Anyway, let’s call this first photo “How, Now…?”

brown cow

After getting my coffee and Sunday paper, I drove down to the Wash-and-Dry laundry, where the only patrons were me — and these folks. The husband nodded at me when I walked in — end of conversation. I took this portrait of my laundromat companions as she folded their clothes — and he watched her fold their clothes.

I’m stuck on two names for this photo. Either “A Woman’s Work Is…” or “Sons and Daughters of the Pioneers.”

laundry day

Portrait of the artist

Portrait of the artist looking for the red EXIT signs?
Portrait of the artist looking for the red EXIT signs?

Had my photo/portrait/post office mugshot taken today as I begin the final week of my three-week stay at the Virginia Center for the Creative Arts, where I’ve done lots of work on a novel — inspired by the life story of the real-life 1920s Italian anarchist with the unlikely name of Severino DiGiovanni — and where they have invited me four times in the last four years to spend time as a fiction-writing fellow because, nearest as I can figure, I’m a fellow who writes fiction.

Anyway, however I got here, I’m very excited about this novel. But I’m wondering about this photo.

A writer friend who’s very smart and very hip and very talented and very published just messaged me to say “Great picture!”

My brother, on the other hand, who I can always count on for his support because he’s blood, emailed back: “You look like a serial killer.”

So, let’s say early reviews are mixed. I myself don’t know what to think.

Do I look like an author? Do I have that intelligent, slightly bohemian, interesting, he’s-a-genius-but-an-approachable-genius look that I suppose all writers — or maybe it’s just me — crave?

Or do I look like I’m lost? Like I’m being interrogated by the NSA and CIA and FBI and KGB all at once in order to save time? Like I have amnesia and I’m wondering why I keep hearing nothing on the radio but country music and fire-and-brimstone preachers? Like I’m doing a screen test for Andy Warhol’s Incredible Plastic Inevitable?

Or like I’m just about finished contemplating and now I’m about to answer a reporter’s question: “What, Mr. DiGiovanni, is the meaning of life?”

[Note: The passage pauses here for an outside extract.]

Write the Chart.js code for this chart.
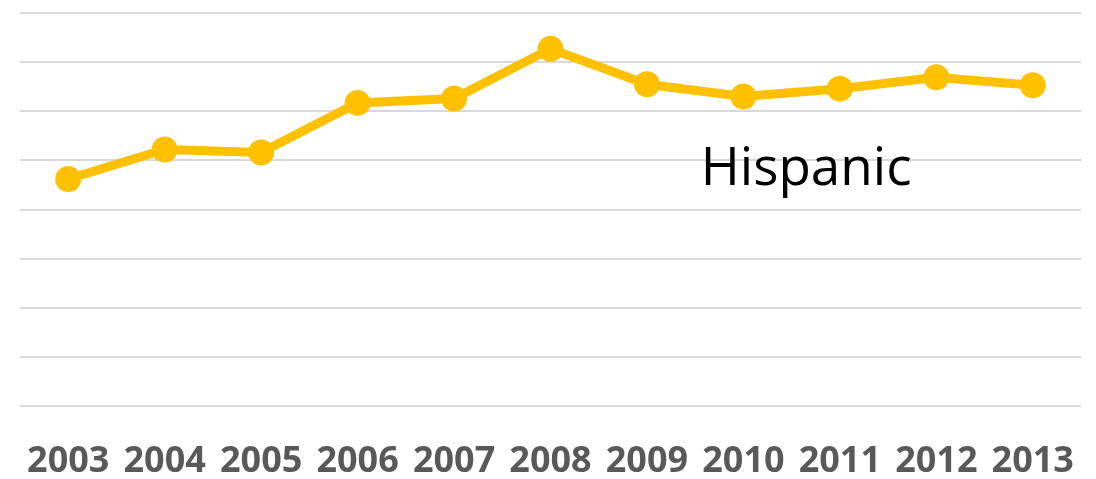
<!DOCTYPE html>
<html>
<head>
<meta charset="utf-8">
<script src="https://cdn.jsdelivr.net/npm/chart.js@4/dist/chart.umd.min.js"></script>
<style>
  html, body { margin: 0; padding: 0; background: #fff; }
  canvas { display: block; }
</style>
</head>
<body>
<canvas id="myChart" width="1096" height="479"></canvas>
<script>
var years = ['2003','2004','2005','2006','2007','2008','2009','2010','2011','2012','2013'];
var hispanic = [4.62, 5.22, 5.16, 6.17, 6.26, 7.27, 6.55, 6.30, 6.46, 6.69, 6.53];
var seriesName = 'Hispanic';

// draws the series name inside the plot, like the original
var seriesLabel = {
	id: 'seriesLabel',
	afterDatasetsDraw: function(chart){
		var ctx = chart.ctx;
		var x = chart.scales.x.getPixelForValue(7.65);
		var y = chart.scales.y.getPixelForValue(4.8);
		ctx.save();
		ctx.font = '53px "Open Sans"';
		ctx.fillStyle = '#000';
		ctx.textAlign = 'center';
		ctx.textBaseline = 'middle';
		ctx.fillText(seriesName, x, y);
		ctx.restore();
	}
};

var myLineChart = new Chart(document.getElementById('myChart'), {
	type: 'line',
	data: {
		labels: years,
		datasets: [{
			label: seriesName,
			data: hispanic,
			borderColor: '#FFC000',
			backgroundColor: '#FFC000',
			borderWidth: 9,
			pointRadius: 13,
			pointHoverRadius: 13,
			pointBorderWidth: 0,
			tension: 0
		}]
	},
	options: {
		responsive: false,
		animation: false,
		layout: { padding: { left: 20, right: 15, top: 1, bottom: 0 } },
		plugins: {
			legend: { display: false },
			tooltip: { enabled: false }
		},
		scales: {
			x: {
				offset: true,
				grid: { display: false, drawTicks: false },
				border: { display: false },
				afterFit: function(scale){
					scale.height = 73;
					scale.paddingLeft = 0;
					scale.paddingRight = 0;
				},
				ticks: {
					color: '#595959',
					padding: 38,
					maxRotation: 0,
					autoSkip: false,
					font: { family: '"Open Sans"', weight: 'bold', size: 36, lineHeight: 1 }
				}
			},
			y: {
				min: 0,
				max: 8,
				ticks: { display: false, stepSize: 1 },
				grid: { color: '#d9d9d9', lineWidth: 2, drawTicks: false },
				border: { display: false }
			}
		}
	},
	plugins: [seriesLabel]
});
</script>
</body>
</html>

Well, if I’m in the mood, and I think you’re all ready to handle it, I’ll answer that question in my next blog post — but in a pre-screened post that will be available only to people who, like my astute writer friend, with declare with great enthusiasm: “Great picture!”

November

I know there are good things about November: my brother Tom’s birthday, Election Day, Veterans Day, Thanksgiving.

But mostly the month feels melancholy, a time of fading and dying, as summer’s bounty turns to autumn’s final harvest and then inevitable winter. Click on the Tom Waits song (above), and you’ll hear some of what I’m feeling on this first day of November.

I took a break from my writing this morning, bought a cup of takeout coffee, and drove down a back road, heading in the general direction of the nearby Blue Ridge Mountains. I found myself on a gravel lane winding up a mountainside through deep woods. A rush of wind blew hundreds of dry brown leaves all around my car. A flock of wild turkeys, about two dozen of the birds, scurried across the road and down into a dark and deep ravine. It felt like a time of conclusions and departures and endings, and I while appreciate the month’s barebones beauty, I’ll be glad when November makes way for December, with its bright lights and boundless, beautiful dreams.